Periscopio propone un nuovo modo di essere giornale, di fare informazione. di accostare Alto e Basso, di rapportarsi al proprio pubblico. Rompe compartimenti stagni delle sezioni tradizionali di quotidiani. Accoglie e dà riconosce uguale dignità a tutti i generi e tutti linguaggi: così in primo piano ci può essere una notizia, un commento, ma anche una poesia o una vignetta.  Abbandona la rincorsa allo scoop, all’intervista esclusiva, alla firma illustre, proponendo quella che abbiamo chiamato “informazione verticale”: entrare cioè nelle  “cose che accadono fuori e dentro di noi”, denunciare Il Vecchio che resiste e raccontare Il Nuovo che germoglia, stare dalla parte dei diritti e denunciare la diseguaglianza che cresce in Italia e nel mondo. .

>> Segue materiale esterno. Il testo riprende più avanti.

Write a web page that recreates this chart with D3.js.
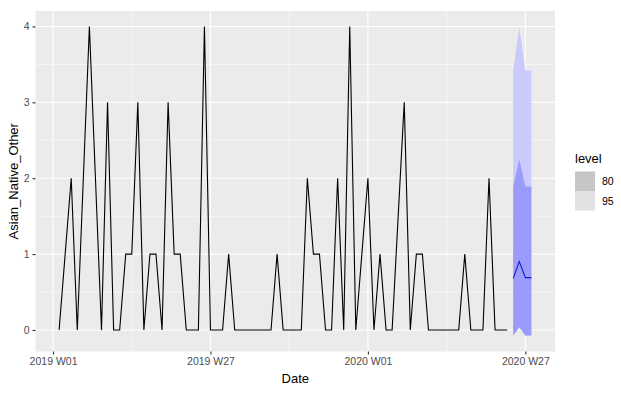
<!DOCTYPE html>
<html>
<head>
<meta charset="utf-8">
<script src="https://cdn.jsdelivr.net/npm/d3@7"></script>
<style>
  body { margin: 0; background: #fff; }
  text { font-family: "Liberation Sans", Arial, sans-serif; }
</style>
</head>
<body>
<svg id="chart" width="621" height="396"></svg>
<script>
// weeks counted from 2019 W01 (= 0)
var histWeeks = d3.range(1, 76);
var histValues = [0, 1, 2, 0, 2, 4, 2, 0, 3, 0,
                  0, 1, 1, 3, 0, 1, 1, 0, 3, 1,
                  1, 0, 0, 0, 4, 0, 0, 0, 1, 0,
                  0, 0, 0, 0, 0, 0, 1, 0, 0, 0,
                  0, 2, 1, 1, 0, 0, 2, 0, 4, 0,
                  1, 2, 0, 1, 0, 0, 1.5, 3, 0, 1,
                  1, 0, 0, 0, 0, 0, 0, 1, 0, 0,
                  0, 2, 0, 0, 0];

var fcWeeks = [76, 77, 78, 79];
var fcMean = [0.68, 0.90, 0.69, 0.69];
var fcLo80 = [-0.07, 0.04, -0.07, -0.07];
var fcHi80 = [1.89, 2.25, 1.89, 1.89];
var fcLo95 = [-0.08, 0.03, -0.08, -0.08];
var fcHi95 = [3.42, 3.99, 3.42, 3.42];

var xTickWeeks = [0, 26, 52, 78];
var xTickLabels = ["2019 W01", "2019 W27", "2020 W01", "2020 W27"];
var yTicks = [0, 1, 2, 3, 4];
var levels = ["80", "95"];
var levelKeyFill = ["#c6c6c6", "#e2e2e2"];

var svg = d3.select("#chart");
var panel = {left: 35.5, top: 11, right: 555, bottom: 351.5};

var hist = histWeeks.map(function(w, i) { return {w: w, v: histValues[i]}; });
var fc = fcWeeks.map(function(w, i) {
  return {w: w, m: fcMean[i], lo80: fcLo80[i], hi80: fcHi80[i], lo95: fcLo95[i], hi95: fcHi95[i]};
});

function expand(ext) {
  var d = (ext[1] - ext[0]) * 0.05;
  return [ext[0] - d, ext[1] + d];
}
var xExt = d3.extent(histWeeks.concat(fcWeeks));
var yExt = d3.extent(histValues.concat(fcLo95, fcHi95));

var x = d3.scaleLinear().domain(expand(xExt)).range([panel.left, panel.right]);
var y = d3.scaleLinear().domain(expand(yExt)).range([panel.bottom, panel.top]);

// panel background
svg.append("rect")
    .attr("x", panel.left).attr("y", panel.top)
    .attr("width", panel.right - panel.left)
    .attr("height", panel.bottom - panel.top)
    .attr("fill", "#ebebeb");

var grid = svg.append("g").attr("stroke", "#fff");
// minor grid
grid.selectAll("line.ymin")
  .data([0.5, 1.5, 2.5, 3.5])
  .enter().append("line")
    .attr("x1", panel.left).attr("x2", panel.right)
    .attr("y1", function(d) { return y(d); }).attr("y2", function(d) { return y(d); })
    .attr("stroke-width", 0.55);
grid.selectAll("line.xmin")
  .data([13, 39, 65])
  .enter().append("line")
    .attr("y1", panel.top).attr("y2", panel.bottom)
    .attr("x1", function(d) { return x(d); }).attr("x2", function(d) { return x(d); })
    .attr("stroke-width", 0.55);
// major grid
grid.selectAll("line.ymaj")
  .data(yTicks)
  .enter().append("line")
    .attr("x1", panel.left).attr("x2", panel.right)
    .attr("y1", function(d) { return y(d); }).attr("y2", function(d) { return y(d); })
    .attr("stroke-width", 1.1);
grid.selectAll("line.xmaj")
  .data(xTickWeeks)
  .enter().append("line")
    .attr("y1", panel.top).attr("y2", panel.bottom)
    .attr("x1", function(d) { return x(d); }).attr("x2", function(d) { return x(d); })
    .attr("stroke-width", 1.1);

// forecast intervals
var area95 = d3.area()
    .x(function(d) { return x(d.w); })
    .y0(function(d) { return y(d.lo95); })
    .y1(function(d) { return y(d.hi95); });
var area80 = d3.area()
    .x(function(d) { return x(d.w); })
    .y0(function(d) { return y(d.lo80); })
    .y1(function(d) { return y(d.hi80); });

svg.append("path").datum(fc).attr("d", area95).attr("fill", "#cacafc");
svg.append("path").datum(fc).attr("d", area80).attr("fill", "#9b9bfb");

// history line
var line = d3.line()
    .x(function(d) { return x(d.w); })
    .y(function(d) { return y(d.v); });
svg.append("path").datum(hist)
    .attr("d", line)
    .attr("fill", "none")
    .attr("stroke", "#000")
    .attr("stroke-width", 1.1);

// forecast mean
svg.append("path").datum(fc)
    .attr("d", d3.line().x(function(d) { return x(d.w); }).y(function(d) { return y(d.m); }))
    .attr("fill", "none")
    .attr("stroke", "#1a1ad0")
    .attr("stroke-width", 1.1);

// axes
var xAxis = d3.axisBottom(x)
    .tickValues(xTickWeeks)
    .tickFormat(function(d, i) { return xTickLabels[i]; })
    .tickSize(3).tickPadding(3);
var yAxis = d3.axisLeft(y)
    .tickValues(yTicks)
    .tickFormat(d3.format("d"))
    .tickSize(3).tickPadding(3);

var gx = svg.append("g").attr("transform", "translate(0," + panel.bottom + ")").call(xAxis);
var gy = svg.append("g").attr("transform", "translate(" + panel.left + ",0)").call(yAxis);
[gx, gy].forEach(function(g) {
  g.select(".domain").remove();
  g.selectAll(".tick line").attr("stroke", "#333").attr("stroke-width", 1.1);
  g.selectAll(".tick text").attr("fill", "#4d4d4d").style("font-size", "10.5px");
});

// axis titles
svg.append("text")
    .attr("x", (panel.left + panel.right) / 2)
    .attr("y", 383)
    .attr("text-anchor", "middle")
    .attr("fill", "#000")
    .style("font-size", "13px")
    .text("Date");
svg.append("text")
    .attr("transform", "translate(18," + ((panel.top + panel.bottom) / 2) + ") rotate(-90)")
    .attr("text-anchor", "middle")
    .attr("fill", "#000")
    .style("font-size", "13px")
    .text("Asian_Native_Other");

// legend
var legend = svg.append("g").attr("transform", "translate(575,0)");
legend.append("text")
    .attr("x", 0).attr("y", 163)
    .style("font-size", "13px")
    .text("level");
var key = legend.selectAll("g.key")
  .data(levels)
  .enter().append("g")
    .attr("transform", function(d, i) { return "translate(0," + (171.5 + i * 19.5) + ")"; });
key.append("rect")
    .attr("width", 20).attr("height", 19.5)
    .attr("fill", function(d, i) { return levelKeyFill[i]; });
key.append("text")
    .attr("x", 27).attr("y", 10)
    .attr("dy", "0.35em")
    .attr("fill", "#000")
    .style("font-size", "10.5px")
    .text(function(d) { return d; });
</script>
</body>
</html>
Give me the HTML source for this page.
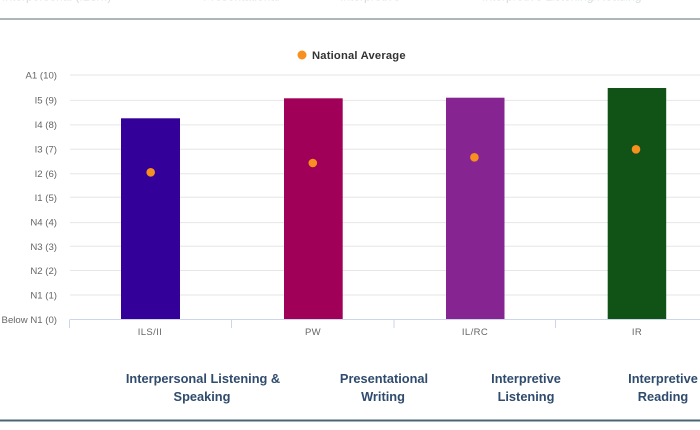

Con il quotidiano di ieri, così si diceva, oggi ci si incarta il pesce. Non Periscopio, la sua “informazione verticale” non invecchia mai e dal nostro archivio di quasi 50.000 articoli (disponibile gratuitamente) si pescano continuamente contenuti utili per integrare le ultime notizie uscite. Non troverete mai, come succede in quasi tutti i quotidiani on line,  le prime tre righe dell’articolo in chiaro… e una piccola tassa per poter leggere tutto il resto.